The ruling CPP wants foreign diplomats to curb their arrogant behavior and does not need their endorsements on the outcome of the national election or of the new parliament since the ruling party already has the support of the people, the Ministry of Foreign Affairs said in a statement Tuesday.
“We do not need to resort to laws from other countries. Besides, we do not need at all the endorsement by any foreign envoy on the outcomes of the general elections on 28 July 2013 and the functioning of the National Assembly. Moreover, the Cambodian political party [sic] does not need any endorsement from foreign diplomatic mission[s] because it already has the support of the people,” the ministry said.
“Cambodia is an ancient nation, with thousands of years of civilization, older than many other countries in the world today. It is indeed not a banana republic. Cambodia can never accept the arrogant behavior of [an] ambassador from any foreign diplomatic missions, whatever country he represents,” the statement adds.
Although the ministry’s statement does not name a specific diplomat or country, it comes one day after U.S. Ambassador to Cambodia William Todd flashed an ambiguous “V sign” to reporters at the end of the opening ceremony of the National Assembly on Monday.
The action caused confusion and a few giggles.
Some believed Mr. Todd was expressing his support for the ruling CPP, which was the only party in attendance at the National Assembly on Monday, by making a V sign for “Victory.”
But the “V sign,” which is created by raising the index and middle fingers to create a “V,” and is historically meant to represent victory, can also mean “peace.”
The U.S. Embassy insists Mr. Todd’s action was the latter.

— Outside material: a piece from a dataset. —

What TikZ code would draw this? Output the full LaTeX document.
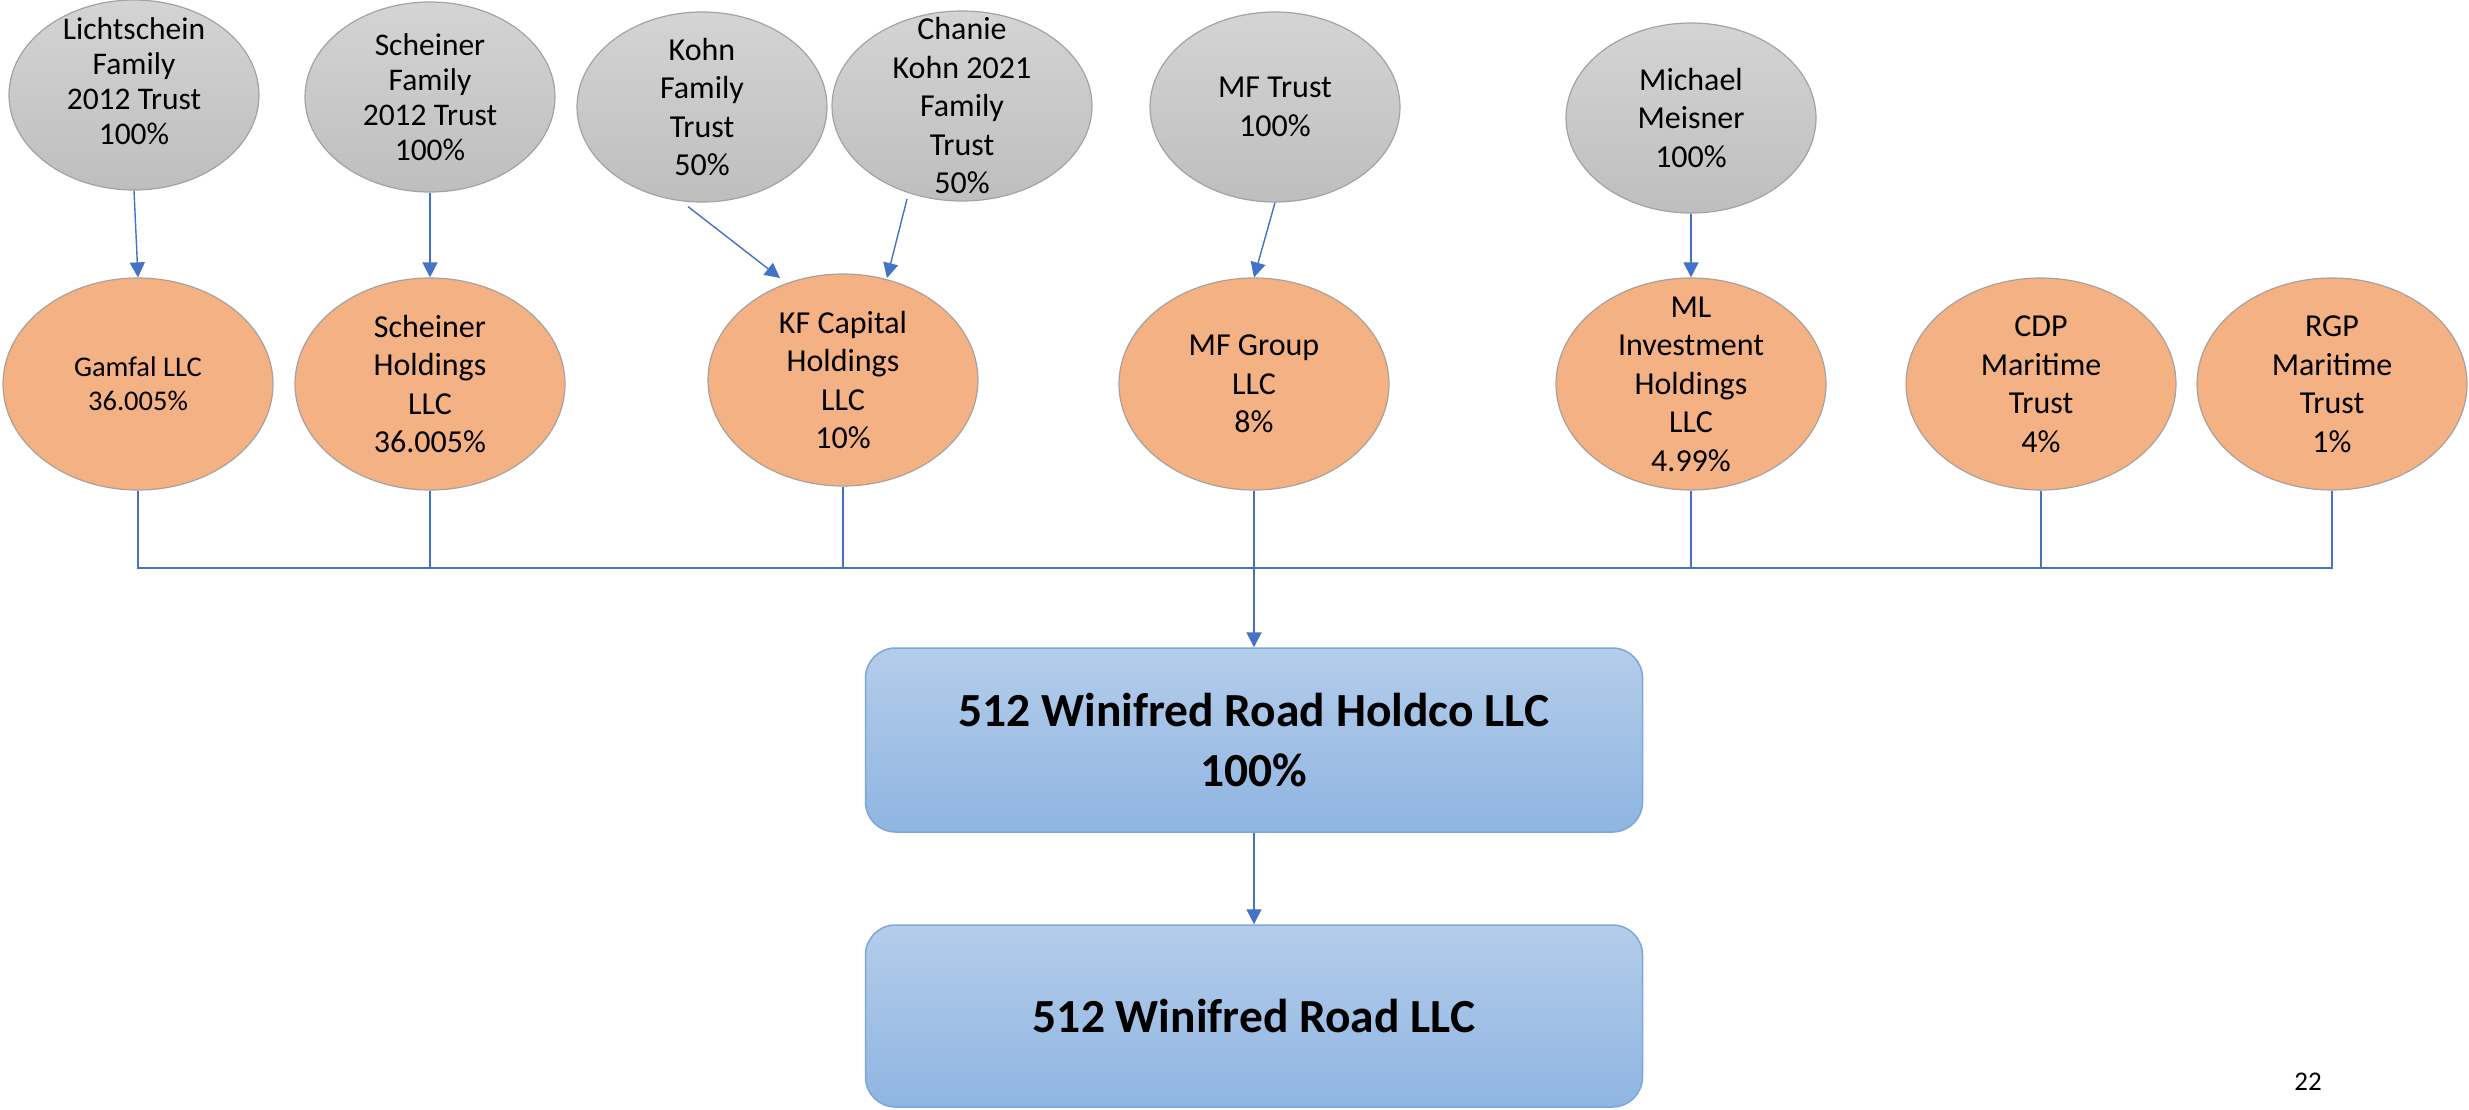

Embassy spokesman John Simmons did not respond to requests for comment Tuesday, but the embassy on Monday posted a photograph of Mr. Todd giving the “V sign” alongside a group of youth volunteers on the embassy’s Facebook page. The caption explained that the “V sign” is “a universally recognized sign demonstrating peace and non-violence.”
Some aren’t buying that.
CPP lawmaker Cheam Yeap said that whatever the gesture was supposed to mean, Mr. Todd’s action was still “not proper.”
“Ambassadors play a very important role…. It was not proper that he gestured his hands. When you are joining a top meeting, you have to do it in accordance with our laws. Regardless of how rich the U.S. is, don’t make the National Assembly walk on the wrong path,” he said.
Koy Kuong, spokesman for the Ministry of Foreign Affairs, insisted that the statement about an “arrogant” ambassador was not aimed at the U.S., though he declined to reveal who was the intended target.
“Just publish what you see in the statement. I won’t talk about particulars or any individual or embassy,” he said.
The statement is not the first time the Cambodian government has warned foreign envoys—particularly the U.S.—not to meddle in its internal affairs.
In June, the National Assembly accused Washington of interfering in its decision to expel 27 Sam Rainsy and Human Rights party lawmakers because it said that according to the rules of parliament and the election law, lawmakers may not be members of two parties simultaneously.
The U.S. State Department said that stripping the lawmakers of their posts “deprives the Cambodian people of their voice and hurts the democratic process in Cambodia.”
The National Assembly said it was “unacceptable” that the U.S. should voice such an opinion.